After being mildly disappointed by the recent Asteroids Recharged (it’s not a bad game but it did very little to excite me, I wouldn’t not recommend it but I’d not enthuse over it in a hurry either) I’ve been on the look out for a fresh & decent new arcade take on Asteroids and stumbled onto Debris Infinity pretty much by accident whilst rummaging for something else I’d forgotten the name of.

It’s a game that fuses, surprisingly successfully, Echoes style arena based asteroid shooting and familiar Geometry Wars enemy wave patterns across a handful of modes. So twin stick asteroids with bolt ons, essentially. I doubt anyone going into this, even having not played either of the games it borrows from, would find many surprises here.

It’s definitely scrappy! The art is a bit all over the shop both in style and in coherence, the asteroids and smaller enemies are great, it’s sort of just the rest of it that doesn’t always come together.

Which is fine, you know?

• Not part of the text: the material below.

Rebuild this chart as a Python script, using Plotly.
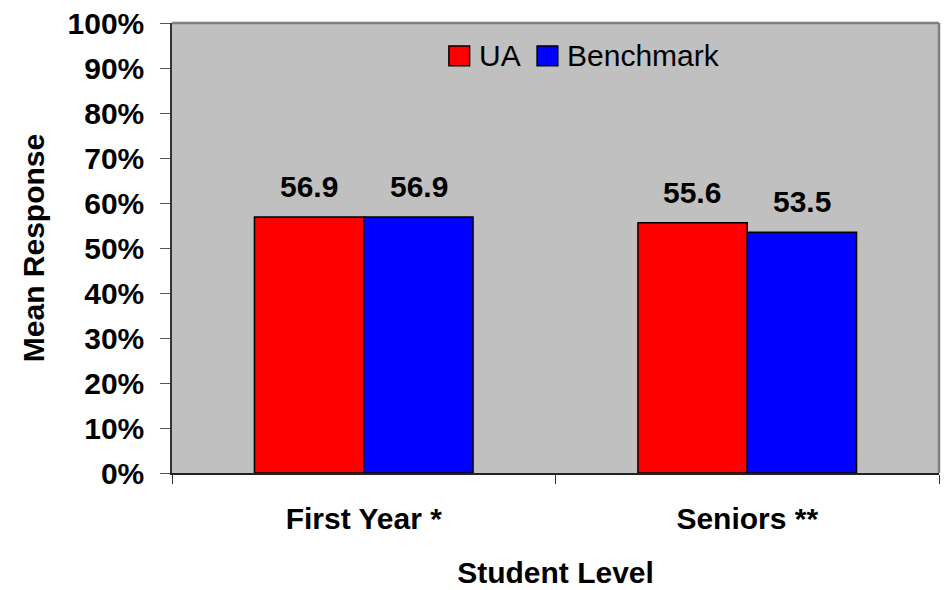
import plotly.graph_objects as go

categories = ["First Year *", "Seniors **"]
ua_values = [56.9, 55.6]
bench_values = [56.9, 53.5]
series_names = ["UA", "Benchmark"]
series_colors = ["#FF0000", "#0000FF"]
y_tick_vals = [0, 10, 20, 30, 40, 50, 60, 70, 80, 90, 100]
y_tick_text = ["0%", "10%", "20%", "30%", "40%", "50%", "60%", "70%", "80%", "90%", "100%"]

FONT = "Liberation Sans, Arial, sans-serif"
FS = 30

fig = go.Figure()
for name, vals, col in zip(series_names, [ua_values, bench_values], series_colors):
    fig.add_trace(go.Bar(x=categories, y=vals, name=name, showlegend=False,
                         marker=dict(color=col, line=dict(color="black", width=1.5))))

# data labels
for i, vals in enumerate([ua_values, bench_values]):
    for j, v in enumerate(vals):
        fig.add_annotation(x=categories[j], y=v, text=f"{v:.1f}", showarrow=False,
                           xref="x", yref="y", yanchor="bottom", yshift=12,
                           xshift=(-55 if i == 0 else 55),
                           font=dict(family=FONT, size=FS, color="black", weight="bold"))

# manual legend (inside plot, top centre)
legend_x = [0.361, 0.476]
for name, col, lx in zip(series_names, series_colors, legend_x):
    fig.add_shape(type="rect", xref="paper", yref="paper",
                  x0=lx, x1=lx + 0.027, y0=0.905, y1=0.949,
                  fillcolor=col, line=dict(color="black", width=1.5))
    fig.add_annotation(xref="paper", yref="paper", x=lx + 0.037, y=0.927,
                       xanchor="left", yanchor="middle", showarrow=False, text=name,
                       font=dict(family=FONT, size=FS, color="black"))

# top and right gray border
fig.add_shape(type="line", xref="paper", yref="paper", x0=0, x1=1, y0=1, y1=1,
              line=dict(color="#808080", width=2.5))
fig.add_shape(type="line", xref="paper", yref="paper", x0=1, x1=1, y0=0, y1=1,
              line=dict(color="#808080", width=2.5))

fig.update_layout(
    width=945, height=590,
    margin=dict(l=172, r=6, t=20, b=115),
    paper_bgcolor="white", plot_bgcolor="#C0C0C0",
    barmode="group", bargap=0.43, bargroupgap=0,
    font=dict(family=FONT, size=FS, color="black"),
    showlegend=False,
    xaxis=dict(showline=True, linecolor="#222222", linewidth=1.5,
               ticks="outside", tickson="boundaries", ticklen=9, tickcolor="#333333",
               tickfont=dict(family=FONT, size=FS, weight="bold"),
               ticklabelstandoff=18,
               title=dict(text="<b>Student Level</b>", font=dict(family=FONT, size=FS), standoff=28)),
    yaxis=dict(range=[0, 100], tickvals=y_tick_vals, ticktext=y_tick_text,
               showgrid=False, zeroline=False,
               showline=True, linecolor="#333333", linewidth=1.5,
               ticks="outside", ticklen=10, tickcolor="#555555",
               tickfont=dict(family=FONT, size=FS, weight="bold"),
               ticklabelstandoff=10,
               title=dict(text="<b>Mean Response</b>", font=dict(family=FONT, size=FS), standoff=14)),
)

fig.write_html("out.html", config={"displayModeBar": False},
               post_script="document.body.style.margin='0';")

I’m not complaining so much as just stating something rather obvious. I can’t say it bothered me even for a moment because I was far too busy trying not to crash my spaceship into things but it does mean it doesn’t present quite so well in a single screenshot.

So, it all kind of adds up to a game I enjoyed a lot but also, don’t really have all that much to talk about with it. It’s a good, solid, enjoyable Asteroids variant where everything glows really nicely and has enough flashing lights to keep me quiet.

I’ve been dipping in and out of it on the Switch but the game’s available most other places, except for PlayStation for whatever reason. Definitely worth a punt.